> _What the task requires_
Every record below should be written out exactly; pictures stay out.

> _Supplied data_
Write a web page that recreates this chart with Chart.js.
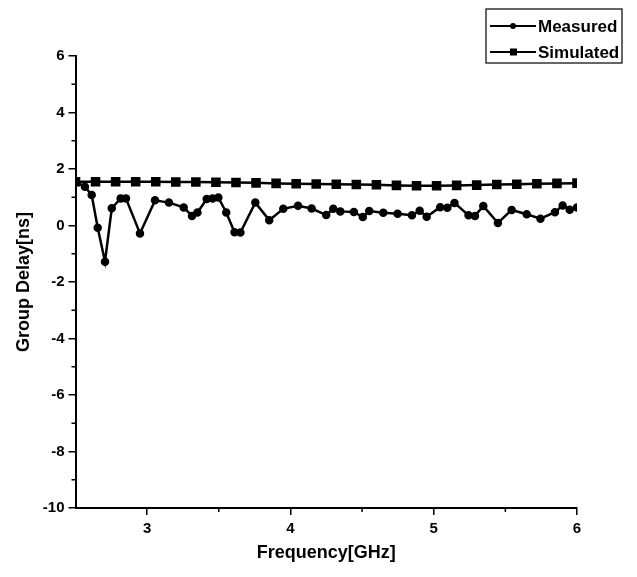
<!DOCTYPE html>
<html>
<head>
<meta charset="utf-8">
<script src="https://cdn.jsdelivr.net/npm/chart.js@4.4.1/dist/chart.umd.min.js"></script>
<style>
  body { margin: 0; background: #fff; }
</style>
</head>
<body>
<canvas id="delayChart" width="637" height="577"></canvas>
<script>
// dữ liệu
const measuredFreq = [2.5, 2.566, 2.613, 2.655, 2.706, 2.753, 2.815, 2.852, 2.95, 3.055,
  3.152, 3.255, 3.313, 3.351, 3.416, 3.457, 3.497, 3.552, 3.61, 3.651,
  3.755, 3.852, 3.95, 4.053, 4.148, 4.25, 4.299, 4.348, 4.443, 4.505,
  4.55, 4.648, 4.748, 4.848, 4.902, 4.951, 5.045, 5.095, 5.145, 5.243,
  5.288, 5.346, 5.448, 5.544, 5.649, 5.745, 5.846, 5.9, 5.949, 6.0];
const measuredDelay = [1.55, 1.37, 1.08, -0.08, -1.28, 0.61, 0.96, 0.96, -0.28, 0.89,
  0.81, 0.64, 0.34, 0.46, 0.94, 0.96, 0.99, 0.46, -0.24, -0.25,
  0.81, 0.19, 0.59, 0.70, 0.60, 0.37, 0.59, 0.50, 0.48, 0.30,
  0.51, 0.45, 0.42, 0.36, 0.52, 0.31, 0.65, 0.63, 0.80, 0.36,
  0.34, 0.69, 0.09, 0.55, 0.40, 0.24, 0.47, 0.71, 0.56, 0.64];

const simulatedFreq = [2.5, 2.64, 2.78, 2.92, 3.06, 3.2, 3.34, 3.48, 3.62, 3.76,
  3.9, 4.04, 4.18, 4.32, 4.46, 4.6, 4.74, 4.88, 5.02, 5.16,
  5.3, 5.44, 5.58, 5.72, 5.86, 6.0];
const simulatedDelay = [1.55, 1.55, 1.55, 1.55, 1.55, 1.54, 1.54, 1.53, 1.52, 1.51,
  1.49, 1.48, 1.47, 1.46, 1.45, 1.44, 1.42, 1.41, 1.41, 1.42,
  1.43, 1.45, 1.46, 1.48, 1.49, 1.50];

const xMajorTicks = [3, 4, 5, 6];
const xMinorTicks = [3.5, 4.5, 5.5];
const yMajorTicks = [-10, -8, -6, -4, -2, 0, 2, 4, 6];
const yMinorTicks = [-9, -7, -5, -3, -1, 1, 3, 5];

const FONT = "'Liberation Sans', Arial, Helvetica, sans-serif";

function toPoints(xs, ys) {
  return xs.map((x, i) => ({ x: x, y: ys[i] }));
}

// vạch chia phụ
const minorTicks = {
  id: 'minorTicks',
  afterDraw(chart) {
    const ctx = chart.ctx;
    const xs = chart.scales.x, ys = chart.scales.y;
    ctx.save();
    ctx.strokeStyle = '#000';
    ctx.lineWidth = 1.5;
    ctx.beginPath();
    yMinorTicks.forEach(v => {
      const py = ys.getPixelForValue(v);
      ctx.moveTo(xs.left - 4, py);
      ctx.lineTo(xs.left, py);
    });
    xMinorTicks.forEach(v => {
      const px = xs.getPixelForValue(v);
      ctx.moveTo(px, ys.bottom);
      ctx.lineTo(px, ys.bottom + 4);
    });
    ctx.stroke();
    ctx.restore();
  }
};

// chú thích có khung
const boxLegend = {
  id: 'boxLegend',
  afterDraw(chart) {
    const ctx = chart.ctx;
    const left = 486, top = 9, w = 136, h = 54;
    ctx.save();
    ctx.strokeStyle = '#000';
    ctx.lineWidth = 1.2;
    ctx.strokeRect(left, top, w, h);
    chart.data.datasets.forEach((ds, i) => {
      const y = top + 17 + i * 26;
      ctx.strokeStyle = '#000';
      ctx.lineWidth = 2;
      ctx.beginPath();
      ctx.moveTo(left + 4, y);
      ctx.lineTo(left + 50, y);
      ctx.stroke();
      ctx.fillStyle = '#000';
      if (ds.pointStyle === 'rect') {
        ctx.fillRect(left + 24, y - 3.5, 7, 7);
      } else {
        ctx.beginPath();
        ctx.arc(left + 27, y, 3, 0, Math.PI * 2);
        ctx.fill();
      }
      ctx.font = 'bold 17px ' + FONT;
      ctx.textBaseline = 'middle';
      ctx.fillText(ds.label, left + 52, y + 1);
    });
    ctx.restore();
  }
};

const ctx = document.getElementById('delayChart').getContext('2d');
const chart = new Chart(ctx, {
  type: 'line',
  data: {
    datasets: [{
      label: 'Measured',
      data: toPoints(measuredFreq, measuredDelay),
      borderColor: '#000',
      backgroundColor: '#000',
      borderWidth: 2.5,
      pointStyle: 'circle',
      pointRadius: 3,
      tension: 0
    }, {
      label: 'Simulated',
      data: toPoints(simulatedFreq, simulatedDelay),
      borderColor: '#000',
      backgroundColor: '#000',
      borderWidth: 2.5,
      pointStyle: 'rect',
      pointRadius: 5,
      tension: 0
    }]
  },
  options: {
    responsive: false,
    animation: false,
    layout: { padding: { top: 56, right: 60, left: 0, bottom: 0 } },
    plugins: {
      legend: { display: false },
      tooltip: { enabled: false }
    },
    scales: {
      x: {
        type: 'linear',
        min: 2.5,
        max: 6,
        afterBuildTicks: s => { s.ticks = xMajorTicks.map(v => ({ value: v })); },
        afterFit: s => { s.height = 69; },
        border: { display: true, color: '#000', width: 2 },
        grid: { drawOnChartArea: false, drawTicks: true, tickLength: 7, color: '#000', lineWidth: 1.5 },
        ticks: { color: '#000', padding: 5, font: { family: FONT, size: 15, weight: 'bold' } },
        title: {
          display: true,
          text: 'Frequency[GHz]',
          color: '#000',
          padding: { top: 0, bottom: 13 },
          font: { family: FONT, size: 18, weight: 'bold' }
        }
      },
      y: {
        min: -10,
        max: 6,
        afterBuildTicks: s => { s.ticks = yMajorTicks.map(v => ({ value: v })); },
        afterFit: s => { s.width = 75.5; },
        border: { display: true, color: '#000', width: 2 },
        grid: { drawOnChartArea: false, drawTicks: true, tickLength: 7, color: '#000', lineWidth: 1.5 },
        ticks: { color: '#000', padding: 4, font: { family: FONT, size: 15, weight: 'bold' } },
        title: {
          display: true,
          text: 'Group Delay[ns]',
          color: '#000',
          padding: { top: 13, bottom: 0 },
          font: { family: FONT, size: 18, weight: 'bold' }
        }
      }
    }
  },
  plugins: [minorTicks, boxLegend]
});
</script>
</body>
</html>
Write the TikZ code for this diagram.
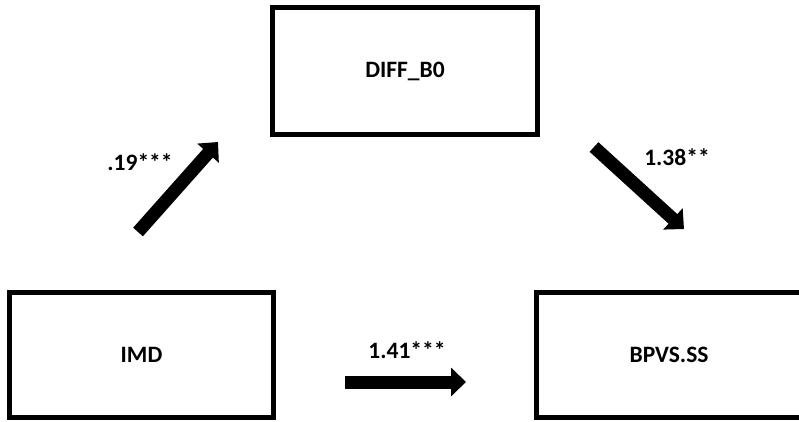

> _Worked answer_
Write a web page that recreates this chart with Chart.js.
<!DOCTYPE html>
<html>
<head>
<meta charset="utf-8">
<script src="https://cdn.jsdelivr.net/npm/chart.js@4.4.1/dist/chart.umd.min.js"></script>
<style>
  body { margin: 0; background: #fff; }
</style>
</head>
<body>
<canvas id="delayChart" width="637" height="577"></canvas>
<script>
// dữ liệu
const measuredFreq = [2.5, 2.566, 2.613, 2.655, 2.706, 2.753, 2.815, 2.852, 2.95, 3.055,
  3.152, 3.255, 3.313, 3.351, 3.416, 3.457, 3.497, 3.552, 3.61, 3.651,
  3.755, 3.852, 3.95, 4.053, 4.148, 4.25, 4.299, 4.348, 4.443, 4.505,
  4.55, 4.648, 4.748, 4.848, 4.902, 4.951, 5.045, 5.095, 5.145, 5.243,
  5.288, 5.346, 5.448, 5.544, 5.649, 5.745, 5.846, 5.9, 5.949, 6.0];
const measuredDelay = [1.55, 1.37, 1.08, -0.08, -1.28, 0.61, 0.96, 0.96, -0.28, 0.89,
  0.81, 0.64, 0.34, 0.46, 0.94, 0.96, 0.99, 0.46, -0.24, -0.25,
  0.81, 0.19, 0.59, 0.70, 0.60, 0.37, 0.59, 0.50, 0.48, 0.30,
  0.51, 0.45, 0.42, 0.36, 0.52, 0.31, 0.65, 0.63, 0.80, 0.36,
  0.34, 0.69, 0.09, 0.55, 0.40, 0.24, 0.47, 0.71, 0.56, 0.64];

const simulatedFreq = [2.5, 2.64, 2.78, 2.92, 3.06, 3.2, 3.34, 3.48, 3.62, 3.76,
  3.9, 4.04, 4.18, 4.32, 4.46, 4.6, 4.74, 4.88, 5.02, 5.16,
  5.3, 5.44, 5.58, 5.72, 5.86, 6.0];
const simulatedDelay = [1.55, 1.55, 1.55, 1.55, 1.55, 1.54, 1.54, 1.53, 1.52, 1.51,
  1.49, 1.48, 1.47, 1.46, 1.45, 1.44, 1.42, 1.41, 1.41, 1.42,
  1.43, 1.45, 1.46, 1.48, 1.49, 1.50];

const xMajorTicks = [3, 4, 5, 6];
const xMinorTicks = [3.5, 4.5, 5.5];
const yMajorTicks = [-10, -8, -6, -4, -2, 0, 2, 4, 6];
const yMinorTicks = [-9, -7, -5, -3, -1, 1, 3, 5];

const FONT = "'Liberation Sans', Arial, Helvetica, sans-serif";

function toPoints(xs, ys) {
  return xs.map((x, i) => ({ x: x, y: ys[i] }));
}

// vạch chia phụ
const minorTicks = {
  id: 'minorTicks',
  afterDraw(chart) {
    const ctx = chart.ctx;
    const xs = chart.scales.x, ys = chart.scales.y;
    ctx.save();
    ctx.strokeStyle = '#000';
    ctx.lineWidth = 1.5;
    ctx.beginPath();
    yMinorTicks.forEach(v => {
      const py = ys.getPixelForValue(v);
      ctx.moveTo(xs.left - 4, py);
      ctx.lineTo(xs.left, py);
    });
    xMinorTicks.forEach(v => {
      const px = xs.getPixelForValue(v);
      ctx.moveTo(px, ys.bottom);
      ctx.lineTo(px, ys.bottom + 4);
    });
    ctx.stroke();
    ctx.restore();
  }
};

// chú thích có khung
const boxLegend = {
  id: 'boxLegend',
  afterDraw(chart) {
    const ctx = chart.ctx;
    const left = 486, top = 9, w = 136, h = 54;
    ctx.save();
    ctx.strokeStyle = '#000';
    ctx.lineWidth = 1.2;
    ctx.strokeRect(left, top, w, h);
    chart.data.datasets.forEach((ds, i) => {
      const y = top + 17 + i * 26;
      ctx.strokeStyle = '#000';
      ctx.lineWidth = 2;
      ctx.beginPath();
      ctx.moveTo(left + 4, y);
      ctx.lineTo(left + 50, y);
      ctx.stroke();
      ctx.fillStyle = '#000';
      if (ds.pointStyle === 'rect') {
        ctx.fillRect(left + 24, y - 3.5, 7, 7);
      } else {
        ctx.beginPath();
        ctx.arc(left + 27, y, 3, 0, Math.PI * 2);
        ctx.fill();
      }
      ctx.font = 'bold 17px ' + FONT;
      ctx.textBaseline = 'middle';
      ctx.fillText(ds.label, left + 52, y + 1);
    });
    ctx.restore();
  }
};

const ctx = document.getElementById('delayChart').getContext('2d');
const chart = new Chart(ctx, {
  type: 'line',
  data: {
    datasets: [{
      label: 'Measured',
      data: toPoints(measuredFreq, measuredDelay),
      borderColor: '#000',
      backgroundColor: '#000',
      borderWidth: 2.5,
      pointStyle: 'circle',
      pointRadius: 3,
      tension: 0
    }, {
      label: 'Simulated',
      data: toPoints(simulatedFreq, simulatedDelay),
      borderColor: '#000',
      backgroundColor: '#000',
      borderWidth: 2.5,
      pointStyle: 'rect',
      pointRadius: 5,
      tension: 0
    }]
  },
  options: {
    responsive: false,
    animation: false,
    layout: { padding: { top: 56, right: 60, left: 0, bottom: 0 } },
    plugins: {
      legend: { display: false },
      tooltip: { enabled: false }
    },
    scales: {
      x: {
        type: 'linear',
        min: 2.5,
        max: 6,
        afterBuildTicks: s => { s.ticks = xMajorTicks.map(v => ({ value: v })); },
        afterFit: s => { s.height = 69; },
        border: { display: true, color: '#000', width: 2 },
        grid: { drawOnChartArea: false, drawTicks: true, tickLength: 7, color: '#000', lineWidth: 1.5 },
        ticks: { color: '#000', padding: 5, font: { family: FONT, size: 15, weight: 'bold' } },
        title: {
          display: true,
          text: 'Frequency[GHz]',
          color: '#000',
          padding: { top: 0, bottom: 13 },
          font: { family: FONT, size: 18, weight: 'bold' }
        }
      },
      y: {
        min: -10,
        max: 6,
        afterBuildTicks: s => { s.ticks = yMajorTicks.map(v => ({ value: v })); },
        afterFit: s => { s.width = 75.5; },
        border: { display: true, color: '#000', width: 2 },
        grid: { drawOnChartArea: false, drawTicks: true, tickLength: 7, color: '#000', lineWidth: 1.5 },
        ticks: { color: '#000', padding: 4, font: { family: FONT, size: 15, weight: 'bold' } },
        title: {
          display: true,
          text: 'Group Delay[ns]',
          color: '#000',
          padding: { top: 13, bottom: 0 },
          font: { family: FONT, size: 18, weight: 'bold' }
        }
      }
    }
  },
  plugins: [minorTicks, boxLegend]
});
</script>
</body>
</html>
Write the TikZ code for this diagram.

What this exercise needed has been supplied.